The United Nations announced on Wednesday that they were assembling a team to go to Syria on a “fact finding mission” to determine whether the Syrian Army or the rebels have acquired chemical weapons.
QUESTION: Do you have any update on the UN investigation in the United States role in providing assistance to the – this is on chemical weapons, sorry —
PATRICK VENTRELL, STATE DEPARTMENT DEPUTY SPOKESMAN: Yeah.
QUESTION: — the UN investigation and how the U.S. is going to aid that investigation?
MR. VENTRELL: So just to note that the Secretary General announced yesterday that he’s appointed a head of the UN fact-finding mission. He’s a diplomat from Sweden, I believe. So we’re pleased to see the UN is moving forward to work out the details, which demonstrates the importance the UN is placing on the investigation. As you know, Brad, we support an investigation that pursues any and all credible allegations into the possible use of chemical weapons in Syria. We demand the full cooperation of the Assad regime, in particular, as well as Syrian authorities throughout the country. So we want them to have full, unfettered access to all relevant individuals and locations. But —
QUESTION: What does any and all credible – I don’t think you guys have determined if any of them are credible or not, correct? Or have you?
MR. VENTRELL: Well, look, the point is that they need to be able to – there were competing claims that need to be —
QUESTION: So any allegations, not credible or not, because you – I don’t think the U.S. has said whether any of them – I think you dismissed all the regime ones as non-credible, but you haven’t said that the rebel claims were credible.

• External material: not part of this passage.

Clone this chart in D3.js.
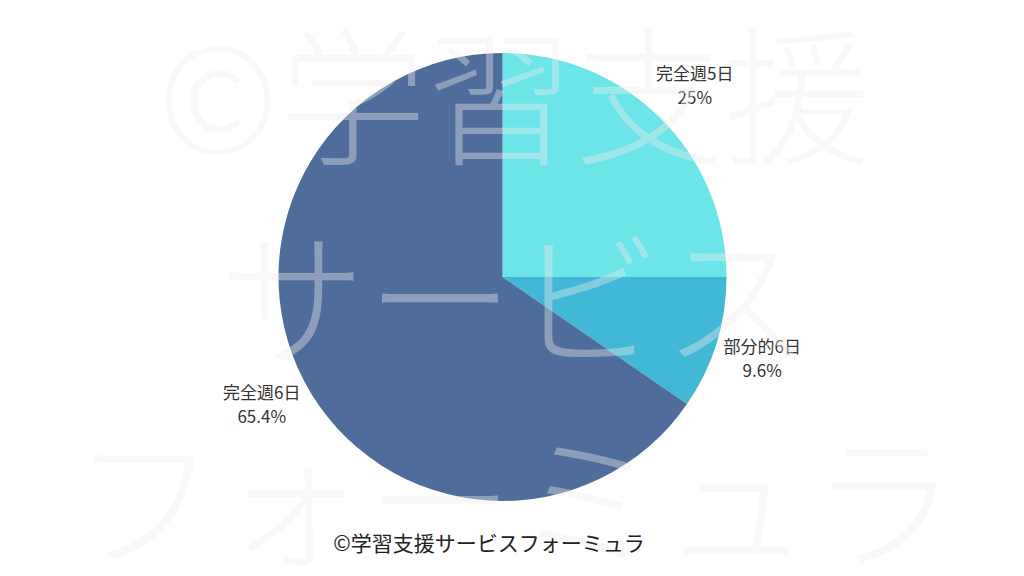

MR. VENTRELL: Well, it’s going to be up to the UN to determine –
MR. VENTRELL: — what they think is credible. They’ll have the technical expertise and they’ll go into the country. But the Assad regime can prove that its request for investigation is genuine by fully cooperating with the UN, by providing them with access and security, and allowing the Secretary General’s team to complete their work. Absolutely I think that’s critical.
QUESTION: And just on the U.S. support for that, are you sending personnel? Are you —
MR. VENTRELL: I’m not aware that – if we have U.S. technical – U.S. citizen technical experts on the team. I understand the team is being assembled now, so we often do have U.S. experts on various UN investigatory teams, but I’m not aware. We’d —
QUESTION: Is that something you would support, considering —
MR. VENTRELL: I mean —
QUESTION: I mean, I would figure there’s quite a wealth of technical expertise in this country.
MR. VENTRELL: On – look, on a range of different UN investigations, we routinely offer U.S. experts, private citizens who are U.S. citizens, to provide expertise. I’m not aware in this particular case if we have somebody on the team or —
QUESTION: Are you offering?
MR. VENTRELL: It sounds like it’s being worked out today. So —
QUESTION: Are you offering that though?
MR. VENTRELL: I’m not aware, Brad. I would have to refer that to our U.S. mission at the UN, who’s interacting with the UN on this today.
QUESTION: Patrick, the Russians complained that not including them as part of the investigation team points to some sort of dubious evidence in this case. Do you have any comment on what they said?
MR. VENTRELL: I mean, really I refer you to the UN there. They’re working out the composition of the team and —
QUESTION: Do you think that countries like experts from Russia and maybe the United States ought to be involved?
MR. VENTRELL: I mean, look, there are a number of different countries that offer experts in any UN investigation. That’s a routine and normal thing that happens. I don’t know whether the Russians have particular experts they’re trying to get on this investigatory body, but that’s normal for a variety of countries to offer their experts, and the UN determines the best way forward.